Historically used for per-frame depth sorting of almost-sorted polygon lists, where each frame needs only a pass or two — though insertion sort does the same job with fewer writes.
Its simplicity makes it a common reference implementation when property-testing a faster sort: compare outputs against bubble sort on small random inputs.
Trade-offs Strengths & weaknesses
- Trivial to implement correctly — hard to get wrong in an interview or on a whiteboard.
- Stable: equal keys keep their original order.
- In-place with O(1) extra memory and no recursion.
- Adaptive with the early-exit flag: O(n) on already-sorted input.
- Detects sortedness as a side effect of running.
- O(n²) comparisons and, worse, O(n²) writes on average — the most swap-heavy of the quadratic sorts.
- Consistently slower in practice than insertion sort, its direct quadratic competitor.
- Poor cache behavior relative to work done: every pass rescans the whole unsorted prefix.
- No serious production use case that insertion sort does not handle better.
- Performance collapses on reverse-sorted input: maximal swaps every pass.
Intuition Mental model
Bubbles rising in a glass
Picture array values as bubbles of different sizes in a vertical glass of water. Each pass, the largest remaining bubble rises past its smaller neighbors until it reaches the surface.
- Compare each bubble with the one directly above it (adjacent pair).
- If the lower bubble is bigger, they trade places — the big one rises one slot.
- By the end of one full pass, the biggest unsorted bubble has surfaced: it is in its final position.
- Repeat on the shrinking region below the surfaced bubbles.
- If a pass completes with no trades, everything has settled — stop early.
Prep Interview questions
How do you make bubble sort O(n) on already-sorted input?
Why is bubble sort stable?
Bubble sort vs insertion sort: same complexity class, so why does insertion sort win in practice?
What is the invariant after the k-th pass of bubble sort?
What is cocktail (bidirectional) bubble sort and what problem does it fix?
Watch out Common bugs
Using j < n - 1 instead of j < n - 1 - i re-compares the already-settled suffix. Still correct, but doubles the work and hides the algorithm's invariant.

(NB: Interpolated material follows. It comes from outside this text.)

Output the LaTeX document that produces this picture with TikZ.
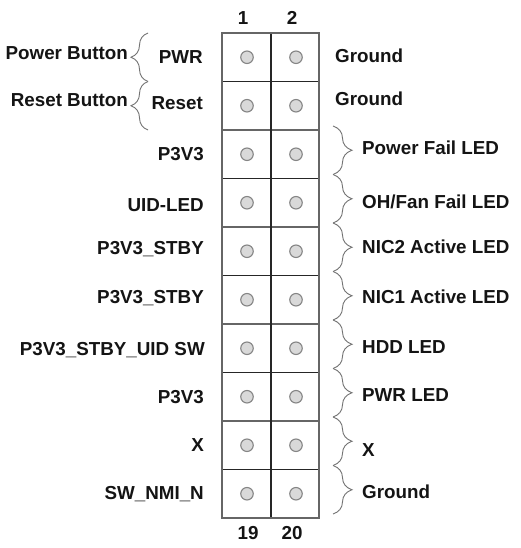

Comparing a[j] with a[j+1] while letting j reach n - 1 reads one past the end. The inner bound must exclude the last index, not include it.
Declaring swapped outside the outer loop and never resetting it per pass means the flag reflects the whole history, not the current pass, so the early exit never triggers after the first swap.
Swapping on equality destroys stability and performs useless writes. Only swap when the left element is strictly greater.
One screen Cheat sheet
Repeatedly swap adjacent out-of-order pairs; the max floats to the end each pass.
- Stable, in-place, comparison-based.
- After pass k, the last k elements are final — shrink the inner bound.
- Early-exit flag gives O(n) best case on sorted input.
- Most write-heavy quadratic sort; insertion sort dominates it in practice.
- Strict > comparison is what preserves stability.